Nothing I said would convince them that shoes weren't necessary for Baby Doll.
It took me two years to turn her feet into hooves of stone, solid and strong. She could move quickly over gravel without missing a beat. I rode her up and down the mountains and ridges and she was never ever ouchy, tender or sore.

I tell ya, it breaks my heart. They will probably end up ruining her feet.
I suggested using hoof boots on her instead, and they looked at me like I had grown horns and an extra eyeball. "No, not those clunky things"

See, fashion for the rider over comfort for the horse. Not fair.
Oh...don't get me going. It really upsets me just thinking about it.

I hope I can get Apache to the same place as Baby Doll was with her feet. She has a long way to go. Her frogs are shriveled and thin, while Baby Doll's frogs were fat and wide. I want to see the same for my Apache one day, though.

There's got to be another way.

Oh! And my farrier is not an advocate of shoes, especially for healthy feet. He says they will eventually break down the hoof and cause other musculature issues in the horse.

He comes to my house and only charges me $30 for a barefoot trim and he's rathe quick, too. Takes less than 20 minutes. Of course I think that has a lot to do with whether the horse is just having maintenance done or needs to have The Works.

Good luck!


AareneX said...

Okay, I'll be the spanner in the sauce and say out loud that it ain't necessarily the SHOES that are impairing your horses' feet.

I'd take a good long look at your FARRIER, though.
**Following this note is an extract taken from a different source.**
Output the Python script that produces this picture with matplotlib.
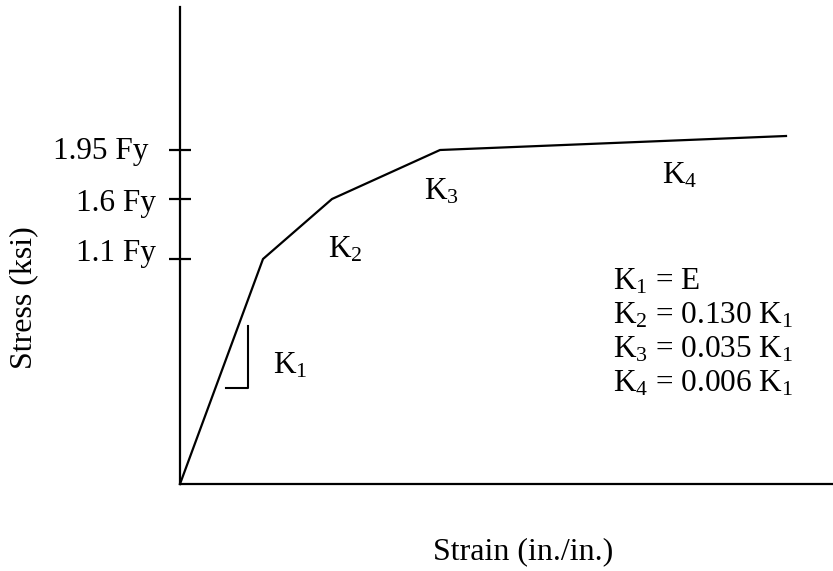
import matplotlib
matplotlib.use("Agg")
import matplotlib.pyplot as plt

plt.rcParams['font.family'] = ['Liberation Serif', 'DejaVu Serif']
plt.rcParams['mathtext.fontset'] = 'custom'
plt.rcParams['mathtext.rm'] = 'Liberation Serif'
plt.rcParams['mathtext.it'] = 'Liberation Serif:italic'

# schematic stress-strain curve (arbitrary units)
strain = [0, 83, 152, 260, 606]
stress = [0, 225, 285, 334, 348]

yield_levels = [225, 285, 334]
yield_labels = ['1.1 Fy', '1.6 Fy', '1.95 Fy']

# slope labels next to each branch
k_names = ['K$_1$', 'K$_2$', 'K$_3$', 'K$_4$']
k_x = [93, 148, 244, 482]
k_y = [111, 226, 285, 300]

# stiffness ratios listed at right
ratio_lines = ['K$_1$ = E',
               'K$_2$ = 0.130 K$_1$',
               'K$_3$ = 0.035 K$_1$',
               'K$_4$ = 0.006 K$_1$']
ratio_y = [194, 161, 127, 92]

fs = 22.5
fig = plt.figure(figsize=(8.33, 5.71), dpi=100)
ax = fig.add_axes([180/833, 87/571, 653/833, 477/571])
ax.set_xlim(0, 653)
ax.set_ylim(0, 477)

ax.plot(strain, stress, color='black', lw=1.6, clip_on=False)

# little slope triangle for K1
ax.plot([46, 68, 68], [96, 96, 158], color='black', lw=1.5)

for nm, x, y in zip(k_names, k_x, k_y):
    ax.text(x, y, nm, fontsize=fs, ha='left', va='baseline')
for line, y in zip(ratio_lines, ratio_y):
    ax.text(433, y, line, fontsize=fs, ha='left', va='baseline')

for s in ['top', 'right']:
    ax.spines[s].set_visible(False)
ax.spines['left'].set_linewidth(1.6)
ax.spines['bottom'].set_linewidth(1.6)

ax.set_xticks([])
ax.set_yticks(yield_levels)
ax.set_yticklabels([])
ax.tick_params(axis='y', direction='inout', length=16, width=1.6)

# tick labels sit a little off their ticks in the sketch
lab_dx = [-24, -24, -32]
lab_dy = [6, -4, -2]
for lv, lb, dx, dy in zip(yield_levels, yield_labels, lab_dx, lab_dy):
    ax.text(dx, lv + dy, lb, fontsize=fs, ha='right', va='center', clip_on=False)

fig.text(523/833, 1-552/571, 'Strain (in./in.)', fontsize=23, ha='center', va='center')
fig.text(24/833, 1-298/571, 'Stress (ksi)', fontsize=23, rotation=90, ha='center', va='center')

fig.savefig('out.png', dpi=100)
I ride my horses on at least hundred miles of rocky, muddy terrain each month. The shoes don't come off, without clips. My horses have big, wide, healthy frogs, lovely, sturdy heels, and strong, healthy walls. Shoes are not evil. They may not be necessary for all horses in all conditions, but they are not inherently evil.

A good trim is a good trim. A good set of shoes is a good set of shoes. A decent farrier should be able to do both. If your farrier is setting shoes that crush hoof tissue and require clips to stay on, I'd start seriously shopping for a new farrier.

Yes, it's a pain. Yes, a good farrier is worth gold. Or more. Yes, it's worth the effort!!!